- [Aim of the task]: Copy the data that follows, character for character, minus the pictures.

- [Stored data]:
────────────────────

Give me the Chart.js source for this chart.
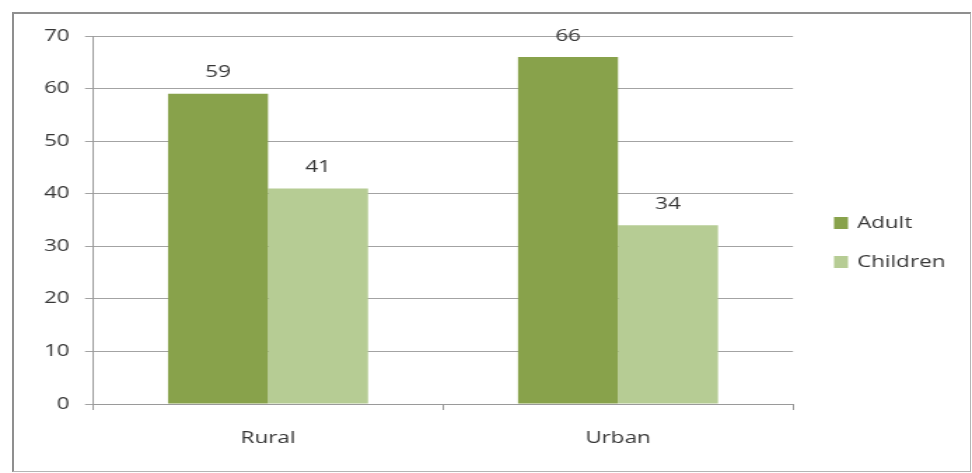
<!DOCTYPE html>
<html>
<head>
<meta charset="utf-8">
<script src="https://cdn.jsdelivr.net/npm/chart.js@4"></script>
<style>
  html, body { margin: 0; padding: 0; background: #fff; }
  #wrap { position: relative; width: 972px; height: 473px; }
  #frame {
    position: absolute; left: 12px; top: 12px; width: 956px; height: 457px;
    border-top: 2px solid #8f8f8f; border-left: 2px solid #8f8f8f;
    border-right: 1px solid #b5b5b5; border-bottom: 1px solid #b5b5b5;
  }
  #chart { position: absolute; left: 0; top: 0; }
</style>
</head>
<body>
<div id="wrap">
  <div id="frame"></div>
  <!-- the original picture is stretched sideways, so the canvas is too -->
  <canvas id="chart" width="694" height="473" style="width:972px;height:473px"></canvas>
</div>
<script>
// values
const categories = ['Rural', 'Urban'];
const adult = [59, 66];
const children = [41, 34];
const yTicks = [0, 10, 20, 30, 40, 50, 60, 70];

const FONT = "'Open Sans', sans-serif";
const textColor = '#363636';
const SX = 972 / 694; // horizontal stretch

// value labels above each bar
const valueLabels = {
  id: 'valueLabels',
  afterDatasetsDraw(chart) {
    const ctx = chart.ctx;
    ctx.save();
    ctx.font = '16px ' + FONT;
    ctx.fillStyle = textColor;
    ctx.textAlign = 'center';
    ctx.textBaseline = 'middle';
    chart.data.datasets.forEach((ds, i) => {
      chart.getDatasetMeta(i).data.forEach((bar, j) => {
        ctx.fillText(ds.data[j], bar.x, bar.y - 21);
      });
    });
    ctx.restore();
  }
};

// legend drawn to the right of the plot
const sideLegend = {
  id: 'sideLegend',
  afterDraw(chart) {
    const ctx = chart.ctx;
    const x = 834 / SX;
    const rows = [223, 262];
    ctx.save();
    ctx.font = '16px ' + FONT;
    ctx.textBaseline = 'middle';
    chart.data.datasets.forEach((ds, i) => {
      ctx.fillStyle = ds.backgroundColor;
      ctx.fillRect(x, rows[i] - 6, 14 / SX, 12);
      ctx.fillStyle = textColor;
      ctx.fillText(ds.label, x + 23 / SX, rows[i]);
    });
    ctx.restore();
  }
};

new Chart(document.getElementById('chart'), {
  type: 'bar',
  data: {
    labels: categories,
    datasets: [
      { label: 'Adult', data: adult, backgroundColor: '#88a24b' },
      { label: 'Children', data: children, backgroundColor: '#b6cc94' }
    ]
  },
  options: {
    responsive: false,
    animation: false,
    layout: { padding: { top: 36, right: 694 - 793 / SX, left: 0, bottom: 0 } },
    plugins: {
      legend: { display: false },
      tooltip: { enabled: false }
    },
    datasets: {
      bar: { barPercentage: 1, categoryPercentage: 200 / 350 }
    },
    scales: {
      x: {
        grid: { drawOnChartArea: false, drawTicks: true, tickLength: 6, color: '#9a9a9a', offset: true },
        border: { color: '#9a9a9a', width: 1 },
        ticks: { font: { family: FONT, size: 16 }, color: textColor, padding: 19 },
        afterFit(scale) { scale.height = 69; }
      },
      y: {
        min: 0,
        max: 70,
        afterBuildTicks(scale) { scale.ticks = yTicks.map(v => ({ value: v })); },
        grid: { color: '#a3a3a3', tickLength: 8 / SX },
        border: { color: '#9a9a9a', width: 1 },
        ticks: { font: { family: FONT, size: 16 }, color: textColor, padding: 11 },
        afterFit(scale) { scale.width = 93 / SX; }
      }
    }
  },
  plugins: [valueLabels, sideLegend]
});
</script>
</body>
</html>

────────────────────

- [Task result]:
Give me the Chart.js source for this chart.
<!DOCTYPE html>
<html>
<head>
<meta charset="utf-8">
<script src="https://cdn.jsdelivr.net/npm/chart.js@4"></script>
<style>
  html, body { margin: 0; padding: 0; background: #fff; }
  #wrap { position: relative; width: 972px; height: 473px; }
  #frame {
    position: absolute; left: 12px; top: 12px; width: 956px; height: 457px;
    border-top: 2px solid #8f8f8f; border-left: 2px solid #8f8f8f;
    border-right: 1px solid #b5b5b5; border-bottom: 1px solid #b5b5b5;
  }
  #chart { position: absolute; left: 0; top: 0; }
</style>
</head>
<body>
<div id="wrap">
  <div id="frame"></div>
  <!-- the original picture is stretched sideways, so the canvas is too -->
  <canvas id="chart" width="694" height="473" style="width:972px;height:473px"></canvas>
</div>
<script>
// values
const categories = ['Rural', 'Urban'];
const adult = [59, 66];
const children = [41, 34];
const yTicks = [0, 10, 20, 30, 40, 50, 60, 70];

const FONT = "'Open Sans', sans-serif";
const textColor = '#363636';
const SX = 972 / 694; // horizontal stretch

// value labels above each bar
const valueLabels = {
  id: 'valueLabels',
  afterDatasetsDraw(chart) {
    const ctx = chart.ctx;
    ctx.save();
    ctx.font = '16px ' + FONT;
    ctx.fillStyle = textColor;
    ctx.textAlign = 'center';
    ctx.textBaseline = 'middle';
    chart.data.datasets.forEach((ds, i) => {
      chart.getDatasetMeta(i).data.forEach((bar, j) => {
        ctx.fillText(ds.data[j], bar.x, bar.y - 21);
      });
    });
    ctx.restore();
  }
};

// legend drawn to the right of the plot
const sideLegend = {
  id: 'sideLegend',
  afterDraw(chart) {
    const ctx = chart.ctx;
    const x = 834 / SX;
    const rows = [223, 262];
    ctx.save();
    ctx.font = '16px ' + FONT;
    ctx.textBaseline = 'middle';
    chart.data.datasets.forEach((ds, i) => {
      ctx.fillStyle = ds.backgroundColor;
      ctx.fillRect(x, rows[i] - 6, 14 / SX, 12);
      ctx.fillStyle = textColor;
      ctx.fillText(ds.label, x + 23 / SX, rows[i]);
    });
    ctx.restore();
  }
};

new Chart(document.getElementById('chart'), {
  type: 'bar',
  data: {
    labels: categories,
    datasets: [
      { label: 'Adult', data: adult, backgroundColor: '#88a24b' },
      { label: 'Children', data: children, backgroundColor: '#b6cc94' }
    ]
  },
  options: {
    responsive: false,
    animation: false,
    layout: { padding: { top: 36, right: 694 - 793 / SX, left: 0, bottom: 0 } },
    plugins: {
      legend: { display: false },
      tooltip: { enabled: false }
    },
    datasets: {
      bar: { barPercentage: 1, categoryPercentage: 200 / 350 }
    },
    scales: {
      x: {
        grid: { drawOnChartArea: false, drawTicks: true, tickLength: 6, color: '#9a9a9a', offset: true },
        border: { color: '#9a9a9a', width: 1 },
        ticks: { font: { family: FONT, size: 16 }, color: textColor, padding: 19 },
        afterFit(scale) { scale.height = 69; }
      },
      y: {
        min: 0,
        max: 70,
        afterBuildTicks(scale) { scale.ticks = yTicks.map(v => ({ value: v })); },
        grid: { color: '#a3a3a3', tickLength: 8 / SX },
        border: { color: '#9a9a9a', width: 1 },
        ticks: { font: { family: FONT, size: 16 }, color: textColor, padding: 11 },
        afterFit(scale) { scale.width = 93 / SX; }
      }
    }
  },
  plugins: [valueLabels, sideLegend]
});
</script>
</body>
</html>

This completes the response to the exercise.